Birmingham was a city built on production lines, whereas Bristol goes off in different directions all the time, experimenting and changing its mind – because it’s a highly-educated place, we are always self-critical.

What is your favourite historic building?

One thing that did strike me the other day, was that we all go off charging around the world for our weekend breaks – we go to Amsterdam or Madrid or Barcelona. I was in London as a tourist the other day with some visitors from France and I realised how brilliant London is in terms of what it has got.

St Pauls comes to mind – because I went in there for the first time in 20 years and it is phenomenal. I had completely forgotten how magnificent that place is and it is a good as any major historical landmark anywhere in the world and yet you catch a bus outside on the way home and so often we don’t realise what we have just behind us.

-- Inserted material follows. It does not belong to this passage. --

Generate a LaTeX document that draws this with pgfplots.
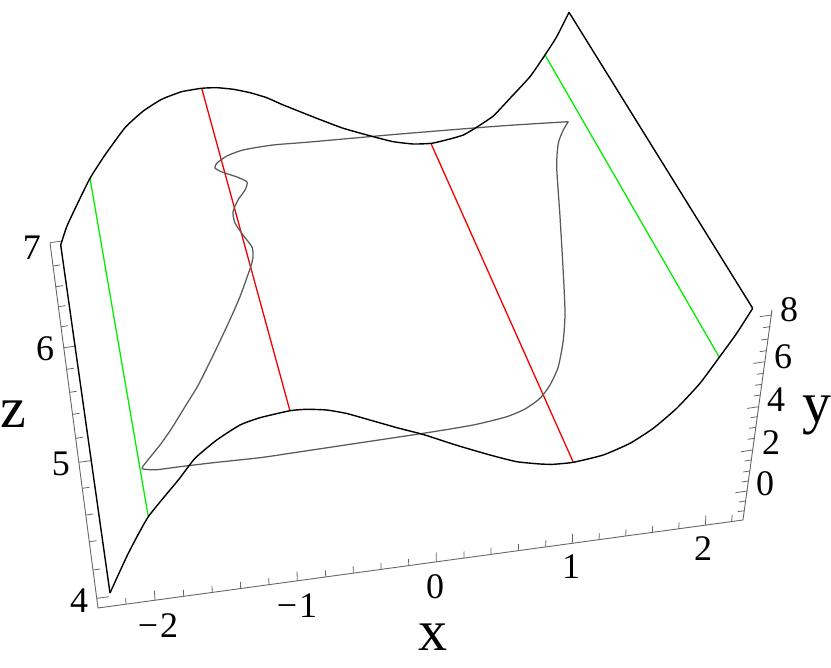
\documentclass[border=0pt]{standalone}
\usepackage{pgfplots}
\pgfplotsset{compat=1.18}
\usepackage{fontspec}
\setmainfont{Liberation Serif}
\definecolor{grn}{RGB}{0,240,0}
\definecolor{rd}{RGB}{245,0,0}
\tikzset{
  lab/.style={inner sep=0pt, font=\fontsize{36}{36}\selectfont, text=black},
  big/.style={inner sep=0pt, font=\fontsize{58}{58}\selectfont, text=black},
}
\begin{document}
\begin{tikzpicture}
\useasboundingbox (0,0) rectangle (831pt,668pt);
\begin{axis}[
  anchor=south west, at={(0,0)},
  scale only axis, width=831pt, height=668pt,
  xmin=0, xmax=831, ymin=0, ymax=668, y dir=reverse,
  hide axis, clip=false, unbounded coords=jump,
  every axis plot/.append style={no markers},
]
% box frame lines
\addplot[black!60, line width=0.9pt] coordinates {(50,243) (98,608) (743,520) (772,310)};
% z ticks
\addplot[black!60, line width=0.8pt] coordinates {
(50,242.7)(62,241) (nan,nan)
(53.1,266)(60,265) (nan,nan)
(55.8,286.7)(62.8,285.7) (nan,nan)
(58.5,306.7)(65.5,305.7) (nan,nan)
(61.1,326.7)(68,325.7) (nan,nan)
(63.9,347.7)(76,346) (nan,nan)
(66.8,369.3)(73.7,368.3) (nan,nan)
(69.8,392.3)(76.7,391.3) (nan,nan)
(72.7,414.3)(79.6,413.3) (nan,nan)
(75.9,438.3)(82.8,437.3) (nan,nan)
(79.1,462.3)(91,460.6) (nan,nan)
(82.5,488.3)(89.4,487.3) (nan,nan)
(86.1,515)(93,514) (nan,nan)
(89.6,541.7)(96.5,540.7) (nan,nan)
(93.3,570)(100.2,569) (nan,nan)
(97.1,598.3)(109,596.7)
};
% x ticks
\addplot[black!60, line width=0.8pt] coordinates {
(126,604.2)(125.7,597.7) (nan,nan)
(155,600.2)(154.4,590.7) (nan,nan)
(183.7,596.3)(183.4,589.8) (nan,nan)
(212.3,592.4)(212,585.9) (nan,nan)
(240.7,588.5)(240.4,582) (nan,nan)
(269,584.7)(268.7,578.2) (nan,nan)
(297.3,580.8)(297,571.3) (nan,nan)
(325.7,576.9)(325.5,570.4) (nan,nan)
(353.3,573.2)(353.1,566.7) (nan,nan)
(381,569.4)(380.9,562.9) (nan,nan)
(408.7,565.6)(408.6,559.1) (nan,nan)
(436.3,561.8)(436.3,552.3) (nan,nan)
(464,558.1)(464.1,551.6) (nan,nan)
(491,554.4)(491.1,547.9) (nan,nan)
(518.3,550.7)(518.5,544.2) (nan,nan)
(545.7,546.9)(545.9,540.4) (nan,nan)
(572.3,543.3)(572.6,533.8) (nan,nan)
(599,539.6)(599.3,533.1) (nan,nan)
(625.7,536)(626,529.5) (nan,nan)
(652.3,532.4)(652.7,525.9) (nan,nan)
(678.7,528.8)(679.1,522.3) (nan,nan)
(705.3,525.1)(705.9,515.6) (nan,nan)
(731.7,521.5)(732.2,515)
};
% y ticks
\addplot[black!60, line width=0.8pt] coordinates {
(771.6,315)(759.7,316.7) (nan,nan)
(770,326.7)(763,327.7) (nan,nan)
(768.3,339)(761.3,340) (nan,nan)
(766.7,350.7)(759.7,351.7) (nan,nan)
(765.2,361.7)(753.3,363.4) (nan,nan)
(763.6,373.3)(756.6,374.3) (nan,nan)
(762.1,384.3)(755.1,385.3) (nan,nan)
(760.6,395)(753.6,396) (nan,nan)
(759,406.7)(747.1,408.4) (nan,nan)
(757.6,416.7)(750.6,417.7) (nan,nan)
(756.1,427.3)(749.1,428.3) (nan,nan)
(754.6,438.3)(747.6,439.3) (nan,nan)
(753,450)(741.1,451.7) (nan,nan)
(751.6,460)(744.6,461) (nan,nan)
(750.1,471)(743.1,472) (nan,nan)
(748.7,481)(741.7,482) (nan,nan)
(747.3,491)(735.4,492.7) (nan,nan)
(745.9,501)(738.9,502) (nan,nan)
(744.6,510.7)(737.6,511.7)
};
% green and red lines
\addplot[grn, line width=1.3pt] coordinates {(90,178.3) (148.3,516.7)};
\addplot[grn, line width=1.3pt] coordinates {(545,55) (719.3,357.3)};
\addplot[rd, line width=1.3pt] coordinates {(201.7,88.3) (290,411)};
\addplot[rd, line width=1.3pt] coordinates {(431,143.5) (573.3,462.3)};
% gray curve
\addplot[black!65, line width=1.25pt, smooth, tension=0.4] coordinates {
(568.3,121.7)(500,126)(400,134)(310,142)(273,145)(243,150)(227,156)(217,163)(215,168)(222,172)(237,177)(247,182)(245,190)(238,200)(233,212)(235,223)(243,235)(252,247)(253,257)(250.7,266.7)(240,296.7)(228.3,323.3)(213.3,355)(198.3,385)(185,406.7)(171.7,428.3)(160,445)(142.7,466.7)(145,469.3)(156.7,469.7)(180,466.7)(213.3,462.7)(260,457.7)(290,453.3)(356.7,443.3)(423.3,433.3)(473.3,425)(506.7,416.7)(525,409)(540,398.3)(550,385)(558.3,366.7)(563.3,340)(565,313)(563.3,273)(560,216.7)(556.7,166.7)(558.3,143.3)(563.3,130)(568.3,121.7)};
% surface outline: back edge
\addplot[black, line width=1.4pt, smooth, tension=0.3] coordinates {
(60.7,245)(66.7,226.7)(76,206.7)(90,178.3)(105,155)(125,127.7)(143.3,111)(161.7,99.3)(181.7,91.7)(201.7,88.3)(216.7,87.7)(233.3,89.3)(250,92.7)(266.7,97.7)(283.3,105)(316.7,118.3)(343.3,128.3)(373.3,136.7)(393.3,141.7)(413.3,144)(431.7,143.3)(450,139)(463.3,135)(475,128.3)(493.3,116)(510,98.3)(530,76.7)(545,55)(556.7,36.7)(569,12.3)};
\addplot[black, line width=1.4pt] coordinates {(569,12.3) (752.7,308.3)};
% front edge
\addplot[black, line width=1.4pt, smooth, tension=0.3] coordinates {
(752.7,308.3)(736.7,333.3)(719.3,357.3)(700,383.3)(676.7,408.3)(653.3,428.3)(630,443.3)(603.3,455)(573.3,462.3)(553.3,464.3)(540,464)(516.7,461.7)(490,455)(456.7,445.3)(423.3,434.5)(398,428)(373.3,421)(346.7,413.5)(326.7,410)(306.7,409.3)(290,410.7)(260,417.7)(240,425)(216.7,440)(195,458.3)(178.3,480)(148.3,516.7)(128.3,553.3)(110,593)};
\addplot[black, line width=1.4pt] coordinates {(110,593) (60.7,245)};
% labels
\node[lab] at (axis cs:32,248) {7};
\node[lab] at (axis cs:45,349) {6};
\node[lab] at (axis cs:61,464) {5};
\node[lab] at (axis cs:79,601) {4};
\node[big] at (axis cs:13,414) {z};
\node[lab] at (axis cs:158,626) {−\kern2pt 2};
\node[lab] at (axis cs:297,606) {−\kern2pt 1};
\node[lab] at (axis cs:435,587) {0};
\node[lab] at (axis cs:571,567) {1};
\node[lab] at (axis cs:703,549) {2};
\node[big] at (axis cs:433,637) {x};
\node[lab] at (axis cs:789,310) {8};
\node[lab] at (axis cs:783,357) {6};
\node[lab] at (axis cs:776,400) {4};
\node[lab] at (axis cs:771,443) {2};
\node[lab] at (axis cs:765,484) {0};
\node[big] at (axis cs:817,415) {y};
\end{axis}
\end{tikzpicture}
\end{document}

What is your favourite European city to visit?

Paris and Amsterdam are my two favourites. Berlin is great but it is too big and difficult to walk round.

What city can we best learn from?

Small European cities such as and Paris and Amsterdam. Copenhagen is another good one because they have taken some very bold decisions about their ethics. They aren’t going to let dual carriage ways through the centre of town just because it is the most convenient way of getting to the station. It is more democratic and I think Bristol can learn from this.